それが認められるかどうか、もちろん見解を無視する必要はありませんが、本来、税務署が決めるものでは実はありません。
先程の平均の例のように、税務署は、必ずしも正しいことを言っているわけではありませんので、過去の実例で言うと、税務調査が入って、その時に就いておられた顧問税理士さんからは
「税務署が1960万円の追徴課税を言ってきていますので、納めるしかありません」
と言われて困っておられたのが、弊社に相談に来られた結果、それが60万円で済んだというケースもあります(金額の差はあれよくあることです)。
つまり、何が経費になるかではなく、どういう対処をするかで、その結果が変わってくるということです。

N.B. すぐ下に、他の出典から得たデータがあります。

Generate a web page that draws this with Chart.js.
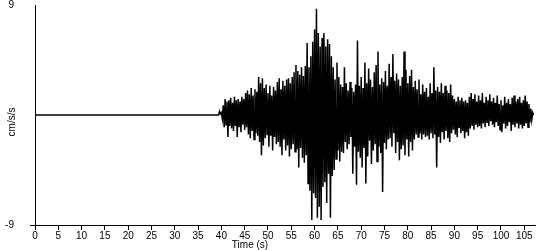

なので、何が経費になるかを調べる人は多いですが、実際には対処の仕方で、Aさんは○○が経費になったのに、Bさんは同じ物が認められなかったということが現実に起きるということなのです。
もちろん、一般の方が完璧な対策を行うことは難しいでしょうし、税務申告をする目的でフリーランスとして働かれている方はおられないでしょうから、そこに多くの時間を割かれるのは本末転倒ですが(その分、本業が出来ますので)、もしご自身で申告をされる場合は、万が一、税務署から指摘をされた時に対処できるよう、
- 伝票や請求書、領収書など、必要経費の根拠資料を保管しておき、どういう理由で何に使ったのかを説明できるようにしておく
- 家賃の例と同じく、銀行口座やクレジットカードなども、プライベート用と仕事用のものとを分けておく
これらを行っておくだけでも効果はあるでしょう。
ちなみに、税務調査は数年分まとめて入られることが多くありますが、指摘をされた時には忘れていることもあるかと思いますので、お勧めの方法としては、領主書などの余白の部分に「誰と、どういう理由で、何に使ったのか」を記載しておくと良いでしょう。
そういう日頃の作業をやるかどうかで、結果が変わってくることを理解しておきましょう。